(SET PROBLEM):
Reproduce precisely the lines of the listing below, starting with the line that contains "Rebuild this chart" and stopping after the line that contains "return -(py - B) * upy"; include nothing else.

(RECORDS FOR THE TASK):
———

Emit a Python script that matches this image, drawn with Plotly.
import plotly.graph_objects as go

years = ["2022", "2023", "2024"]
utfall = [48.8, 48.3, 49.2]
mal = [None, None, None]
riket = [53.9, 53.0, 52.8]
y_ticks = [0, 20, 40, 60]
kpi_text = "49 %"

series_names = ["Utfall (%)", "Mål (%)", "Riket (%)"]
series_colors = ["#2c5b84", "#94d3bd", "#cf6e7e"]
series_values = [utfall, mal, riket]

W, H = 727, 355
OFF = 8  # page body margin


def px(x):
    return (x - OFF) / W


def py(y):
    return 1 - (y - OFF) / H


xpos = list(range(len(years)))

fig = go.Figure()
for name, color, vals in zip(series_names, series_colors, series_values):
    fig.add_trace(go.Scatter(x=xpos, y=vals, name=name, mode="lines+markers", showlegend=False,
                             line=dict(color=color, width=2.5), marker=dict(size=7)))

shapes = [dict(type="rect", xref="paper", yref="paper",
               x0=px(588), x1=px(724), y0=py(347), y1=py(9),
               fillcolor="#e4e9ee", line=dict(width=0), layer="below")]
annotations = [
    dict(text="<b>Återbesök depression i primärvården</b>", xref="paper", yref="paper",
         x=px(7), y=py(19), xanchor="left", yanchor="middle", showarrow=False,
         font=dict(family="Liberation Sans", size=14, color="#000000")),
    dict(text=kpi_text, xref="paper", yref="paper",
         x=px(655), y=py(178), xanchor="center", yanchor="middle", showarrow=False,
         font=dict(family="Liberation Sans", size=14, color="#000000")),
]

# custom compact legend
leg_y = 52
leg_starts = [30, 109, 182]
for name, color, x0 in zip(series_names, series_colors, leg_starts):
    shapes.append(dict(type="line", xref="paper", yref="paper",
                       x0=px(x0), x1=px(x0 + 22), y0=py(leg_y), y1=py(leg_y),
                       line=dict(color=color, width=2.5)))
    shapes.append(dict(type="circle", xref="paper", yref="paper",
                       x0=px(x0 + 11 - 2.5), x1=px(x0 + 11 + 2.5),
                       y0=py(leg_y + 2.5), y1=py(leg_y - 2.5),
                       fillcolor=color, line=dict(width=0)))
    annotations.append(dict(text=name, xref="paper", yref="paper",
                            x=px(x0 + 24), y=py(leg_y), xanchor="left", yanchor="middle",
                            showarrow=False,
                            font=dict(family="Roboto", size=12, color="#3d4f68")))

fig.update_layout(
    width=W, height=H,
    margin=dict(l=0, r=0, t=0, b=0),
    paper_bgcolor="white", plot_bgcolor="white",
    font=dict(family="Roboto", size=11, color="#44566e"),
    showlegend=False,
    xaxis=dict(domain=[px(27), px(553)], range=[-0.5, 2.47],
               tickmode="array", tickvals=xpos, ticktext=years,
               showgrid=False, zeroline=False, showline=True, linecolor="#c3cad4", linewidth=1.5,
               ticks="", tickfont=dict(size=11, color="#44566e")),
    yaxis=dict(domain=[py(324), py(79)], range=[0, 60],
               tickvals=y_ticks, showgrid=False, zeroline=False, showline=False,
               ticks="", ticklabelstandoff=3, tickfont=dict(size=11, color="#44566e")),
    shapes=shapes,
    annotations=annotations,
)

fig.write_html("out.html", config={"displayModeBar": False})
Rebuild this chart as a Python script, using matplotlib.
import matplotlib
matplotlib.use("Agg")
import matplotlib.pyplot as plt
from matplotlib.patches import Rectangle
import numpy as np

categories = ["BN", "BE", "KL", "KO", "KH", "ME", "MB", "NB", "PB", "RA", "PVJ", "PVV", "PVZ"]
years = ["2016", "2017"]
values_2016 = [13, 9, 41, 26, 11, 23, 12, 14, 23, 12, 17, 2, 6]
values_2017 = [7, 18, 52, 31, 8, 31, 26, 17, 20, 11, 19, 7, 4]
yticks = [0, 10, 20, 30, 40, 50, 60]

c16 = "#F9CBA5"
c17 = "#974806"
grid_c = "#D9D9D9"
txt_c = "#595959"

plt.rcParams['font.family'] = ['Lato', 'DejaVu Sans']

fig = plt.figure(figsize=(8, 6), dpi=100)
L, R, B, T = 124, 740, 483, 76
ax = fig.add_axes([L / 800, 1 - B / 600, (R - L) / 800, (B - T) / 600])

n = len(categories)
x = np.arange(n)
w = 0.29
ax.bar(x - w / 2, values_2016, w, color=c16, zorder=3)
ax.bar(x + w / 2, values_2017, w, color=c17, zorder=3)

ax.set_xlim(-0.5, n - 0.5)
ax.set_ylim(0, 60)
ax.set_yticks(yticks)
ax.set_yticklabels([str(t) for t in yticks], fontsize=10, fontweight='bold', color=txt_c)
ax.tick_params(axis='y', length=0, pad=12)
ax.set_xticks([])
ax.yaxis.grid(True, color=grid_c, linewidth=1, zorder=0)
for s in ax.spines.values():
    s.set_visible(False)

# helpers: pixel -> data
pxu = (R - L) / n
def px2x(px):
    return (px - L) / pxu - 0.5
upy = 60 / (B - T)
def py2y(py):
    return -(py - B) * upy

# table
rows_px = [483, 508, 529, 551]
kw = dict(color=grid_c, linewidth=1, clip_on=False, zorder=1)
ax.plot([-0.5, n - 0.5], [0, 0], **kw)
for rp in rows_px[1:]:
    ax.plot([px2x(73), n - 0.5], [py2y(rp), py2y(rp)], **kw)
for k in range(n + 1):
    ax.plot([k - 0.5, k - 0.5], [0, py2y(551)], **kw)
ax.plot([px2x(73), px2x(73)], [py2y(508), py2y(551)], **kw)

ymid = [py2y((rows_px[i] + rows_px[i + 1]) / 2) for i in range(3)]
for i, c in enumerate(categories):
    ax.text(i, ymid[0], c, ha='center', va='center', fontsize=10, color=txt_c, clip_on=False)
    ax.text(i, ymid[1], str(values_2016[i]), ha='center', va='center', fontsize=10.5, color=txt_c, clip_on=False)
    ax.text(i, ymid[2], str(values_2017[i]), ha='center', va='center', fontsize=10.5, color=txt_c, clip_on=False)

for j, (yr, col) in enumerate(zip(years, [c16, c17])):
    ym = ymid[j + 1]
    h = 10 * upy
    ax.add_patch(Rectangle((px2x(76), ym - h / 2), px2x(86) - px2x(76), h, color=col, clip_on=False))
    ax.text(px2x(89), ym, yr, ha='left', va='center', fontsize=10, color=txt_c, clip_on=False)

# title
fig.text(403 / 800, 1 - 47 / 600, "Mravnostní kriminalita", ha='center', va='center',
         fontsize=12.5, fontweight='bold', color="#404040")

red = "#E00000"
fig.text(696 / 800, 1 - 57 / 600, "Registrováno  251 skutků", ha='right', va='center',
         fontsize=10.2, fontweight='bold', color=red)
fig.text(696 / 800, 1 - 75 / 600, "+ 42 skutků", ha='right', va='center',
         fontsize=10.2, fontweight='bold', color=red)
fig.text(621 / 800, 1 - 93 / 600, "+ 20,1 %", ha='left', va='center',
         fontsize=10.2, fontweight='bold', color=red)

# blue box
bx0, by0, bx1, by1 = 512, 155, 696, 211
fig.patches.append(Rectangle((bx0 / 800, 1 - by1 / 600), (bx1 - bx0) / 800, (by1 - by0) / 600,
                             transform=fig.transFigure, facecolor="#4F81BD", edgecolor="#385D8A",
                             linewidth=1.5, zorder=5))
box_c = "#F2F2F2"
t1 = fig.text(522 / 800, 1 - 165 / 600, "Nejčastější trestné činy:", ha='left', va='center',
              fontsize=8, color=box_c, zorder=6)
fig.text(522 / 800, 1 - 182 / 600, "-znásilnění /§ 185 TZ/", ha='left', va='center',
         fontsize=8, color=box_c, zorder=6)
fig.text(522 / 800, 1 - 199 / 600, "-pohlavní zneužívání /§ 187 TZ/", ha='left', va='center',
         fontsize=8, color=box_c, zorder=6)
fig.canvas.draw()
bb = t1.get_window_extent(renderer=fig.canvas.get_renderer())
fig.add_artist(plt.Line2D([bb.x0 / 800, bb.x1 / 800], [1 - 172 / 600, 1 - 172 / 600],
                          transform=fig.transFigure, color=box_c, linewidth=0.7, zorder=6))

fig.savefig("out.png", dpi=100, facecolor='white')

———

(THE RESULT):
Rebuild this chart as a Python script, using matplotlib.
import matplotlib
matplotlib.use("Agg")
import matplotlib.pyplot as plt
from matplotlib.patches import Rectangle
import numpy as np

categories = ["BN", "BE", "KL", "KO", "KH", "ME", "MB", "NB", "PB", "RA", "PVJ", "PVV", "PVZ"]
years = ["2016", "2017"]
values_2016 = [13, 9, 41, 26, 11, 23, 12, 14, 23, 12, 17, 2, 6]
values_2017 = [7, 18, 52, 31, 8, 31, 26, 17, 20, 11, 19, 7, 4]
yticks = [0, 10, 20, 30, 40, 50, 60]

c16 = "#F9CBA5"
c17 = "#974806"
grid_c = "#D9D9D9"
txt_c = "#595959"

plt.rcParams['font.family'] = ['Lato', 'DejaVu Sans']

fig = plt.figure(figsize=(8, 6), dpi=100)
L, R, B, T = 124, 740, 483, 76
ax = fig.add_axes([L / 800, 1 - B / 600, (R - L) / 800, (B - T) / 600])

n = len(categories)
x = np.arange(n)
w = 0.29
ax.bar(x - w / 2, values_2016, w, color=c16, zorder=3)
ax.bar(x + w / 2, values_2017, w, color=c17, zorder=3)

ax.set_xlim(-0.5, n - 0.5)
ax.set_ylim(0, 60)
ax.set_yticks(yticks)
ax.set_yticklabels([str(t) for t in yticks], fontsize=10, fontweight='bold', color=txt_c)
ax.tick_params(axis='y', length=0, pad=12)
ax.set_xticks([])
ax.yaxis.grid(True, color=grid_c, linewidth=1, zorder=0)
for s in ax.spines.values():
    s.set_visible(False)

# helpers: pixel -> data
pxu = (R - L) / n
def px2x(px):
    return (px - L) / pxu - 0.5
upy = 60 / (B - T)
def py2y(py):
    return -(py - B) * upy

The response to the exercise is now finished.